Our records indicate that there has been no activity in the above referenced account for a period of 24 months or more. Gesa Credit Union’s policy states that an account that has been inactive for a period of 24 months or more is considered dormant and subject to a dormant account fee of $5.00 per month for notification of the status of the account and for continued maintenance of the account at Gesa. Accordingly, if your account is still dormant on 08/31/12, we will begin to impose the $5.00 per month dormant account fee as required by our policy.

This fee will continue until you either initiate a transaction to re-activate the account, or until the account reaches a zero balance and is closed.

Sincerely,

Deposit Operations Department

Well, we’d hate to burden such a fine institution with our inactive money if they don’t like it. Business is business and we understand that; they have to do what they have to do for the firm. If they aren’t satisfied with having our money laying around, for them to lend out so people can buy Hondas and pay them interest, the last thing we’d ever want is for them to suffer. So, after closing the account, I gave the assistant branch manager a letter to forward to her CEO:

Ms. Christina Lethlean
President and CEO
GESA Credit Union

Re: mailed notice re account #4xxxxx

Dear Ms. Lethlean:

We have for some years maintained slightly over $10,000 in a money market account, plus just over $460 in a savings account, at GESA. This holding was a cash reserve, earning us minimal interest (but certainly funding some lending by GESA). We had no intention to touch it except in an emergency.

This week, we received a frigid notice in the mail from your Deposit Operations Department. It advised us that our account was dormant under GESA’s policy, having had no transactions for twenty-four months. If we did not initiate a transaction by 8/31/2012, the account would be charged a $5/month dormancy fee. To comply with GESA’s policy, we have withdrawn both balances and closed both accounts.

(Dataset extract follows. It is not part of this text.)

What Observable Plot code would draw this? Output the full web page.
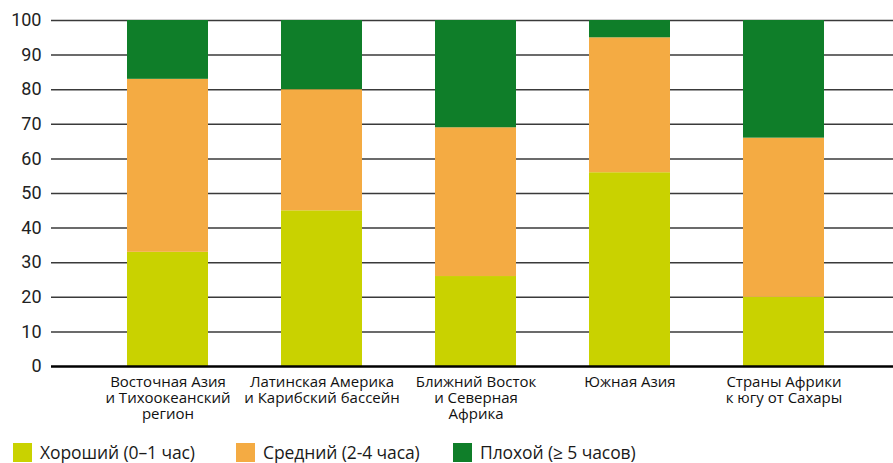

This transaction will avoid the $5 dormancy fee for August, and in fact for the next twenty-four months. Our household’s policy states: never reward a vendor for a policy or action so comically ridiculous that it has us laughing too hard to get suitably angry.

Thank you for your institution’s service to us over the years. We wish the best of success to you and GESA in the future.

Sincerely,

J. K. & D.M. Kelley

The assistant branch manager’s explanation was that this was not GESA’s fault, but the state’s. You see, if accounts go ‘dormant’ for a certain period, the credit union is required to package up the money and send it to the state treasury. I didn’t bother answering her with the obvious: if that is so, the logical action is to send a notice advising of this and blaming it all on the state. The illogical action is to threaten a $10K depositor with a $5 monthly fee if s/he doesn’t come in and perform a transaction. She warned me that it would be this way at any institution. I didn’t bother arguing with her about that, either, because it really doesn’t matter. If it is, we’ll see how it’s handled when the time comes, and if it’s handled stupidly, we’ll leave. If it’s handled intelligently, we’ll stay, as we would have stayed had this situation been handled with the intellect of at least a fern.

Of course, I neglected to mention to anyone that it was going onto the blog.

I too have a Stipper.

==Ps., 17 August 2012==

Credit where credit is due. Ms. Lethlean picked up the phone and gave me a call herself. She told me that this sort of ‘culture’ had been a problem at GESA in the past, and that she had worked to change it, and was disappointed to find that it still had pockets of resistance. I didn’t inquire about specifics, but my own guess is that the culture was one of ‘stupid policy.’ From speaking with her, I believe she was more than mildly annoyed at whomever authored that letter, and that someone had a bad day over it. It turns out that there doesn’t even need to be a transaction, just some sign of motion, respiration or at least a pulse from the consumer. I didn’t take our money back to GESA, but we had a cordial conversation and I’m satisfied that someone had her bell rung over this, so I won’t rule them out in the future.